Short exercise => No images are to be carried over; print all other material exactly as it stands.
** Begin **
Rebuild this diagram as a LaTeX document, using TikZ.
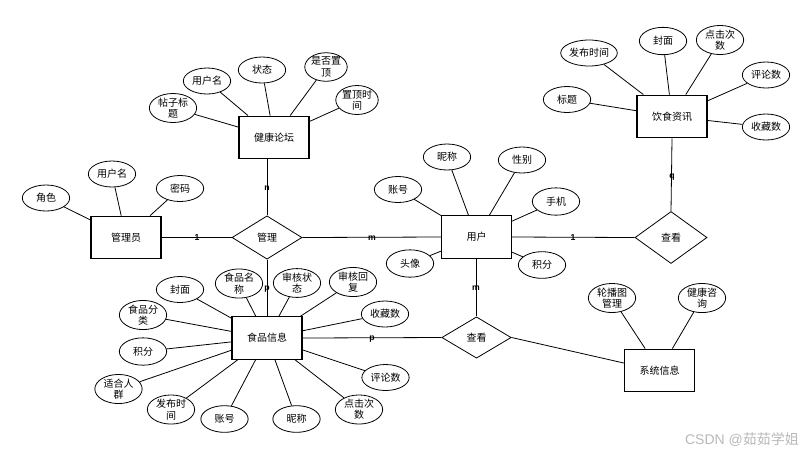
\documentclass[tikz,border=0pt]{standalone}
\usepackage{fontspec}
\setmainfont{Liberation Sans}
\newfontfamily\cjk{Noto Sans CJK SC}
\usetikzlibrary{shapes.geometric}
\begin{document}
\begin{tikzpicture}[x=0.75pt,y=-0.75pt,
  ent/.style={draw,line width=0.9pt,minimum width=52.5pt,minimum height=32pt,inner sep=0pt,font=\cjk\fontsize{7.5}{9}\selectfont},
  attr/.style={draw,ellipse,line width=0.6pt,minimum width=35.5pt,minimum height=19.5pt,inner sep=0pt,align=center,font=\cjk\fontsize{7.5}{8.5}\selectfont},
  rel/.style={draw,diamond,line width=0.6pt,inner sep=0pt,font=\cjk\fontsize{7.5}{9}\selectfont},
  lnk/.style={line width=0.6pt},
  card/.style={font=\bfseries\fontsize{6.5}{6.5}\selectfont,inner sep=0pt}]
\useasboundingbox (0,0) rectangle (812,455);

% entities
\node[ent] (forum) at (274,137.5) {健康论坛};
\node[ent] (diet) at (672,116.5) {饮食资讯};
\node[ent] (admin) at (126,237.5) {管理员};
\node[ent] (user) at (476.5,237) {用户};
\node[ent] (food) at (267,338) {食品信息};
\node[ent] (sys) at (659.5,370.5) {系统信息};

% relations
\node[rel,minimum width=52.5pt,minimum height=32.5pt] (manage) at (267,237.5) {管理};
\node[rel,minimum width=54pt,minimum height=39pt] (viewR) at (671,237.5) {查看};
\node[rel,minimum width=52pt,minimum height=31pt] (viewB) at (476.5,337.5) {查看};

% forum attributes
\node[attr] (f1) at (173,108) {帖子标\\题};
\node[attr] (f2) at (207,81) {用户名};
\node[attr] (f3) at (262,70) {状态};
\node[attr,minimum width=30pt,minimum height=20.5pt] (f4) at (326,67) {是否置\\顶};
\node[attr,minimum width=31.5pt,minimum height=21pt] (f5) at (357,100) {置顶时\\间};
\foreach \a in {f1,f2,f3,f4,f5} \draw[lnk] (\a) -- (forum);

% diet attributes
\node[attr] (d1) at (589,53) {发布时间};
\node[attr,minimum height=20.5pt] (d2) at (663,41) {封面};
\node[attr,minimum height=21pt] (d3) at (720,40) {点击次\\数};
\node[attr] (d4) at (766,75) {评论数};
\node[attr] (d5) at (567,99.5) {标题};
\node[attr] (d6) at (766,127) {收藏数};
\foreach \a in {d1,d2,d3,d4,d5,d6} \draw[lnk] (\a) -- (diet);

% admin attributes
\node[attr] (a1) at (46,198) {角色};
\node[attr] (a2) at (112,174) {用户名};
\node[attr] (a3) at (180,188.5) {密码};
\foreach \a in {a1,a2,a3} \draw[lnk] (\a) -- (admin);

% user attributes
\node[attr] (u1) at (447,157) {昵称};
\node[attr] (u2) at (522,160) {性别};
\node[attr] (u3) at (398,189.5) {账号};
\node[attr,minimum height=20.5pt] (u4) at (556,201.5) {手机};
\node[attr,minimum height=20.5pt] (u5) at (410,263.5) {头像};
\node[attr,minimum height=20pt] (u6) at (542,265) {积分};
\foreach \a in {u1,u2,u3,u4,u5,u6} \draw[lnk] (\a) -- (user);

% food attributes
\node[attr] (g1) at (180,289.5) {封面};
\node[attr,minimum height=20.5pt] (g2) at (239,283.5) {食品名\\称};
\node[attr,minimum height=21pt] (g3) at (297,283) {审核状\\态};
\node[attr,minimum height=20pt] (g4) at (353,282) {审核回\\复};
\node[attr] (g5) at (385,314) {收藏数};
\node[attr,minimum height=20pt] (g6) at (143,315) {食品分\\类};
\node[attr,minimum height=20.5pt] (g7) at (143,351.5) {积分};
\node[attr,minimum height=21pt] (g8) at (118.5,389) {适合人\\群};
\node[attr,minimum height=20.5pt] (g9) at (171,409.5) {发布时\\间};
\node[attr,minimum height=20pt] (g10) at (224.5,419) {账号};
\node[attr,minimum height=20pt] (g11) at (296.5,419) {昵称};
\node[attr,minimum height=20.5pt] (g12) at (359,409.5) {点击次\\数};
\node[attr] (g13) at (385.5,377.5) {评论数};
\foreach \a in {g1,g2,g3,g4,g5,g6,g7,g8,g9,g10,g11,g12,g13} \draw[lnk] (\a) -- (food);

% system attributes
\node[attr,minimum height=21pt] (s1) at (612,298) {轮播图\\管理};
\node[attr,minimum height=21pt] (s2) at (702,298) {健康咨\\询};
\foreach \a in {s1,s2} \draw[lnk] (\a) -- (sys);

% relationship links
\draw[lnk] (admin.east) -- (manage.west);
\draw[lnk] (manage.east) -- (user.west);
\draw[lnk] (user.east) -- (viewR.west);
\draw[lnk] (diet.south) -- (viewR.north);
\draw[lnk] (manage.north) -- (manage.north |- forum.south);
\draw[lnk] (manage.south) -- (food.north);
\draw[lnk] (user.south) -- (viewB.north);
\draw[lnk] (food.east) -- (viewB.west);
\draw[lnk] (viewB.east) -- ([yshift=5.6pt]sys.west);

% cardinalities
\node[card] (c1) at (197,238) {1};
\node[card] (c2) at (267,188) {n};
\node[card] (c3) at (372,238) {m};
\node[card] (c4) at (573,238) {1};
\node[card] (c5) at (672,177) {q};
\node[card] (c6) at (267,289) {p};
\node[card] (c7) at (372,339) {p};
\node[card] (c8) at (476,288) {m};

% watermark
\node[text=black!28,font=\fontsize{10.5}{11}\selectfont,inner sep=0pt] (wm) at (742,440) {CSDN @{\cjk 茹茹学姐}};
\end{tikzpicture}
\end{document}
** End **
Task answer =>
Rebuild this diagram as a LaTeX document, using TikZ.
\documentclass[tikz,border=0pt]{standalone}
\usepackage{fontspec}
\setmainfont{Liberation Sans}
\newfontfamily\cjk{Noto Sans CJK SC}
\usetikzlibrary{shapes.geometric}
\begin{document}
\begin{tikzpicture}[x=0.75pt,y=-0.75pt,
  ent/.style={draw,line width=0.9pt,minimum width=52.5pt,minimum height=32pt,inner sep=0pt,font=\cjk\fontsize{7.5}{9}\selectfont},
  attr/.style={draw,ellipse,line width=0.6pt,minimum width=35.5pt,minimum height=19.5pt,inner sep=0pt,align=center,font=\cjk\fontsize{7.5}{8.5}\selectfont},
  rel/.style={draw,diamond,line width=0.6pt,inner sep=0pt,font=\cjk\fontsize{7.5}{9}\selectfont},
  lnk/.style={line width=0.6pt},
  card/.style={font=\bfseries\fontsize{6.5}{6.5}\selectfont,inner sep=0pt}]
\useasboundingbox (0,0) rectangle (812,455);

% entities
\node[ent] (forum) at (274,137.5) {健康论坛};
\node[ent] (diet) at (672,116.5) {饮食资讯};
\node[ent] (admin) at (126,237.5) {管理员};
\node[ent] (user) at (476.5,237) {用户};
\node[ent] (food) at (267,338) {食品信息};
\node[ent] (sys) at (659.5,370.5) {系统信息};

% relations
\node[rel,minimum width=52.5pt,minimum height=32.5pt] (manage) at (267,237.5) {管理};
\node[rel,minimum width=54pt,minimum height=39pt] (viewR) at (671,237.5) {查看};
\node[rel,minimum width=52pt,minimum height=31pt] (viewB) at (476.5,337.5) {查看};

% forum attributes
\node[attr] (f1) at (173,108) {帖子标\\题};
\node[attr] (f2) at (207,81) {用户名};
\node[attr] (f3) at (262,70) {状态};
\node[attr,minimum width=30pt,minimum height=20.5pt] (f4) at (326,67) {是否置\\顶};
\node[attr,minimum width=31.5pt,minimum height=21pt] (f5) at (357,100) {置顶时\\间};
\foreach \a in {f1,f2,f3,f4,f5} \draw[lnk] (\a) -- (forum);

% diet attributes
\node[attr] (d1) at (589,53) {发布时间};
\node[attr,minimum height=20.5pt] (d2) at (663,41) {封面};
\node[attr,minimum height=21pt] (d3) at (720,40) {点击次\\数};
\node[attr] (d4) at (766,75) {评论数};
\node[attr] (d5) at (567,99.5) {标题};
\node[attr] (d6) at (766,127) {收藏数};
\foreach \a in {d1,d2,d3,d4,d5,d6} \draw[lnk] (\a) -- (diet);

% admin attributes
\node[attr] (a1) at (46,198) {角色};
\node[attr] (a2) at (112,174) {用户名};
\node[attr] (a3) at (180,188.5) {密码};
\foreach \a in {a1,a2,a3} \draw[lnk] (\a) -- (admin);

% user attributes
\node[attr] (u1) at (447,157) {昵称};
\node[attr] (u2) at (522,160) {性别};
\node[attr] (u3) at (398,189.5) {账号};
\node[attr,minimum height=20.5pt] (u4) at (556,201.5) {手机};
\node[attr,minimum height=20.5pt] (u5) at (410,263.5) {头像};
\node[attr,minimum height=20pt] (u6) at (542,265) {积分};
\foreach \a in {u1,u2,u3,u4,u5,u6} \draw[lnk] (\a) -- (user);

% food attributes
\node[attr] (g1) at (180,289.5) {封面};
\node[attr,minimum height=20.5pt] (g2) at (239,283.5) {食品名\\称};
\node[attr,minimum height=21pt] (g3) at (297,283) {审核状\\态};
\node[attr,minimum height=20pt] (g4) at (353,282) {审核回\\复};
\node[attr] (g5) at (385,314) {收藏数};
\node[attr,minimum height=20pt] (g6) at (143,315) {食品分\\类};
\node[attr,minimum height=20.5pt] (g7) at (143,351.5) {积分};
\node[attr,minimum height=21pt] (g8) at (118.5,389) {适合人\\群};
\node[attr,minimum height=20.5pt] (g9) at (171,409.5) {发布时\\间};
\node[attr,minimum height=20pt] (g10) at (224.5,419) {账号};
\node[attr,minimum height=20pt] (g11) at (296.5,419) {昵称};
\node[attr,minimum height=20.5pt] (g12) at (359,409.5) {点击次\\数};
\node[attr] (g13) at (385.5,377.5) {评论数};
\foreach \a in {g1,g2,g3,g4,g5,g6,g7,g8,g9,g10,g11,g12,g13} \draw[lnk] (\a) -- (food);

% system attributes
\node[attr,minimum height=21pt] (s1) at (612,298) {轮播图\\管理};
\node[attr,minimum height=21pt] (s2) at (702,298) {健康咨\\询};
\foreach \a in {s1,s2} \draw[lnk] (\a) -- (sys);

% relationship links
\draw[lnk] (admin.east) -- (manage.west);
\draw[lnk] (manage.east) -- (user.west);
\draw[lnk] (user.east) -- (viewR.west);
\draw[lnk] (diet.south) -- (viewR.north);
\draw[lnk] (manage.north) -- (manage.north |- forum.south);
\draw[lnk] (manage.south) -- (food.north);
\draw[lnk] (user.south) -- (viewB.north);
\draw[lnk] (food.east) -- (viewB.west);
\draw[lnk] (viewB.east) -- ([yshift=5.6pt]sys.west);

% cardinalities
\node[card] (c1) at (197,238) {1};
\node[card] (c2) at (267,188) {n};
\node[card] (c3) at (372,238) {m};
\node[card] (c4) at (573,238) {1};
\node[card] (c5) at (672,177) {q};
\node[card] (c6) at (267,289) {p};
\node[card] (c7) at (372,339) {p};
\node[card] (c8) at (476,288) {m};

% watermark
\node[text=black!28,font=\fontsize{10.5}{11}\selectfont,inner sep=0pt] (wm) at (742,440) {CSDN @{\cjk 茹茹学姐}};
\end{tikzpicture}
\end{document}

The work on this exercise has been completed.